TBO > News > Nation World
ADVERTISEMENT
Published: October 31, 2009
LITTLE ROCK, Ark. - While residents in some Western and Plains states were digging out Friday after an early blast of snow, heavy rain and strong winds that toppled trees, power lines and church steeples lashed parts of the South, leaving one person dead.
The rain was forecast to let up Friday, but the National Weather Service cautioned that the ground was so saturated that even a modest amount of additional rain could cause flash flooding from the western Gulf Coast to the mid-Mississippi Valley.
Louisiana Gov. Bobby Jindal declared a state of emergency after storms caused flooded roads, power outages and wind damage in the northwestern part of the state. A 20-year-old driver was killed Thursday when his car ran under a toppled tree near Shreveport, authorities said.
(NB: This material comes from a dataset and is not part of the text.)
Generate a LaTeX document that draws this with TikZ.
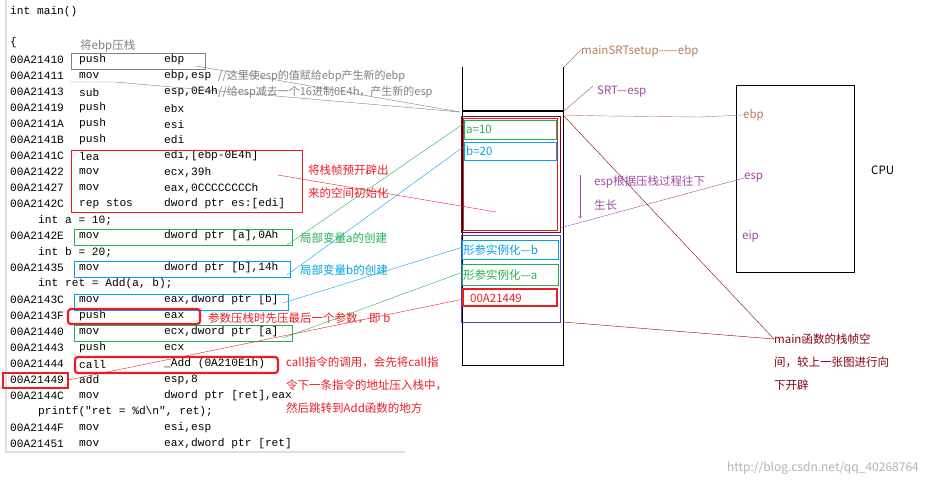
\documentclass[tikz,border=0pt]{standalone}
\usepackage{fontspec}
\setmainfont{Noto Sans CJK SC}
\newfontfamily\codefont{Liberation Mono}
\definecolor{cred}{RGB}{237,28,36}
\definecolor{cgreen}{RGB}{34,177,76}
\definecolor{cblue}{RGB}{0,162,232}
\definecolor{cind}{RGB}{63,72,204}
\definecolor{cbrown}{RGB}{185,122,87}
\definecolor{cpurp}{RGB}{163,73,164}
\definecolor{cdred}{RGB}{136,0,21}
\definecolor{cgray}{RGB}{127,127,127}
\begin{document}
\begin{tikzpicture}[x=1pt,y=-1pt,
 code/.style={anchor=west,inner sep=0pt,font=\codefont\fontsize{11.2}{12}\selectfont},
 lab/.style={anchor=west,inner sep=0pt,font=\fontsize{11.5}{13}\selectfont},
 rb/.style={draw=cred,line width=2.2pt,rounded corners=3pt}]
\useasboundingbox (0,0) rectangle (931,488);
\draw[gray!25,line width=2pt] (6,0) -- (6,452) -- (405,452);
% code
\node[code] (l0) at (10,12) {int main()};
\node[code] at (10,43) {\{};
\foreach \y/\a/\m/\o [count=\i] in {
 60/00A21410/push/ebp, 76/00A21411/mov/{ebp,esp}, 92/00A21413/sub/{esp,0E4h},
 108/00A21419/push/ebx, 124/00A2141A/push/esi, 140/00A2141B/push/edi,
 156/00A2141C/lea/{edi,[ebp-0E4h]}, 172/00A21422/mov/{ecx,39h}, 188/00A21427/mov/{eax,0CCCCCCCCh},
 204/00A2142C/rep stos/{dword ptr es:[edi]}, 236/00A2142E/mov/{dword ptr [a],0Ah},
 268/00A21435/mov/{dword ptr [b],14h}, 300/00A2143C/mov/{eax,dword ptr [b]},
 316/00A2143F/push/eax, 332/00A21440/mov/{ecx,dword ptr [a]}, 348/00A21443/push/ecx,
 364/00A21444/call/{\_Add (0A210E1h)}, 380/00A21449/add/{esp,8},
 396/00A2144C/mov/{dword ptr [ret],eax}, 428/00A2144F/mov/{esi,esp},
 444/00A21451/mov/{eax,dword ptr [ret]}}{
 \node[code] (a\i) at (10,\y) {\a};
 \node[code] at (79,\y) {\m};
 \node[code] at (164,\y) {\o};
}
\node[code] at (38,220) {int a = 10;};
\node[code] at (38,252) {int b = 20;};
\node[code] at (38,284) {int ret = Add(a, b);};
\node[code] at (38,412) {printf("ret = \%d\textbackslash n", ret);};
\node[lab,text=cgray,font=\fontsize{11}{13}\selectfont] at (218,76) {//这里使esp的值赋给ebp产生新的ebp};
\node[lab,text=cgray,font=\fontsize{11}{13}\selectfont] at (218,92) {//给esp减去一个16进制0E4h，产生新的esp};
\node[lab,text=cgray] at (80,46) {将ebp压栈};
% code boxes
\draw[cgray] (71,53) rectangle (205,69);
\draw[cred] (71,150) rectangle (302,212);
\draw[cgreen] (74,229) rectangle (292,245);
\draw[cblue] (74,261) rectangle (290,277);
\draw[cblue] (74,294) rectangle (288,310);
\draw[rb] (68,309) rectangle (200,324);
\draw[cgreen] (74,325) rectangle (292,341);
\draw[rb] (75,357) rectangle (278,373);
\draw[cred,line width=2.2pt] (3,373) rectangle (68,388);
\node[lab,text=cred] at (308,170) {将栈帧预开辟出};
\node[lab,text=cred] at (308,193) {来的空间初始化};
\node[lab,text=cgreen] at (300,238) {局部变量a的创建};
\node[lab,text=cblue] at (300,270) {局部变量b的创建};
\node[lab,text=cred] at (208,318) {参数压栈时先压最后一个参数，即 b};
\node[lab,text=cred] at (286,362) {call指令的调用，会先将call指};
\node[lab,text=cred] at (286,385) {令下一条指令的地址压入栈中，};
\node[lab,text=cred] at (286,408) {然后跳转到Add函数的地方};
% stack
\draw[black,line width=0.9pt] (462,67) -- (462,365) -- (563,365) -- (563,67);
\draw[black,line width=2pt] (462,111) -- (563,111);
\draw[cdred] (461,116) rectangle (560,232);
\draw[cred] (463,118) rectangle (557,230);
\draw[cgreen] (464,120) rectangle (556,139);
\node[lab,text=cgreen] (sa) at (466,129) {a=10};
\draw[cblue] (464,142) rectangle (556,160);
\node[lab,text=cblue] (sb) at (466,151) {b=20};
\draw[cind] (461,235) rectangle (560,322);
\draw[cblue] (462,240) rectangle (558,259);
\node[lab,text=cblue] (pb) at (463,250) {形参实例化—b};
\draw[cgreen] (462,264) rectangle (558,285);
\node[lab,text=cgreen] (pa) at (463,275) {形参实例化—a};
\draw[cred,line width=2.2pt] (463,289) rectangle (557,306);
\node[lab,text=cred] (pr) at (470,298) {00A21449};
% connectors from code
\draw[cgray] (196,66) -- (460,112);
\draw[cgray] (70,82) -- (115,82) -- (460,112);
\draw[cred] (278,175) -- (496,212);
\draw[cgreen] (287,245) -- (466,122);
\draw[cblue] (287,275) -- (466,145);
\draw[cblue] (283,303) -- (463,247);
\draw[cgreen] (283,338) -- (463,272);
\draw[cred] (68,380) -- (464,299);
% right labels
\node[lab,text=cbrown] (msr) at (581,51) {mainSRTsetup——ebp};
\draw[cbrown] (564,67) -- (581,50);
\node[lab,text=cpurp] (srt) at (597,92) {SRT—esp};
\draw[cpurp] (564,111) -- (593,86);
\draw[cpurp,->] (580,175) -- (580,218);
\node[lab,text=cpurp] at (594,182) {esp根据压栈过程往下};
\node[lab,text=cpurp] at (594,205) {生长};
% CPU
\draw[black] (736,85) rectangle (854,272);
\node[lab,text=cbrown] (cebp) at (743,115) {ebp};
\node[lab,text=cpurp] (cesp) at (744,178) {esp};
\node[lab,text=cpurp] (ceip) at (742,236) {eip};
\node[lab,text=black] (cpu) at (871,170) {CPU};
\draw[cbrown] (563,115) -- (607,116) -- (700,117) -- (cebp.west);
\draw[cpurp] (560,228) -- (cesp.west);
\node[lab,text=cdred] (mf) at (774,339) {main函数的栈帧空};
\node[lab,text=cdred] at (774,362) {间，较上一张图进行向};
\node[lab,text=cdred] at (774,385) {下开辟};
\draw[cdred] (563,115) -- (mf.west);
\draw[cdred] (563,322) -- (mf.west);
\node[anchor=east,inner sep=0pt,text=gray!60,font=\fontsize{12}{14}\selectfont] (wm) at (919,468) {http://blog.csdn.net/qq\_40268764};
\end{tikzpicture}
\end{document}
Meanwhile, the snowstorm that walloped Utah, Colorado, Wyoming, South Dakota, Nebraska and Kansas earlier in the week tapered off. The storm had spread 3 feet of snow and left much higher drifts across parts of northern Utah, Wyoming and Colorado.
Meanwhile, flood warnings stretch from the western Gulf Coast to the Great Lakes, with flash flood warnings in effect for eastern Arkansas, western Tennessee, western Kentucky and southeast Missouri.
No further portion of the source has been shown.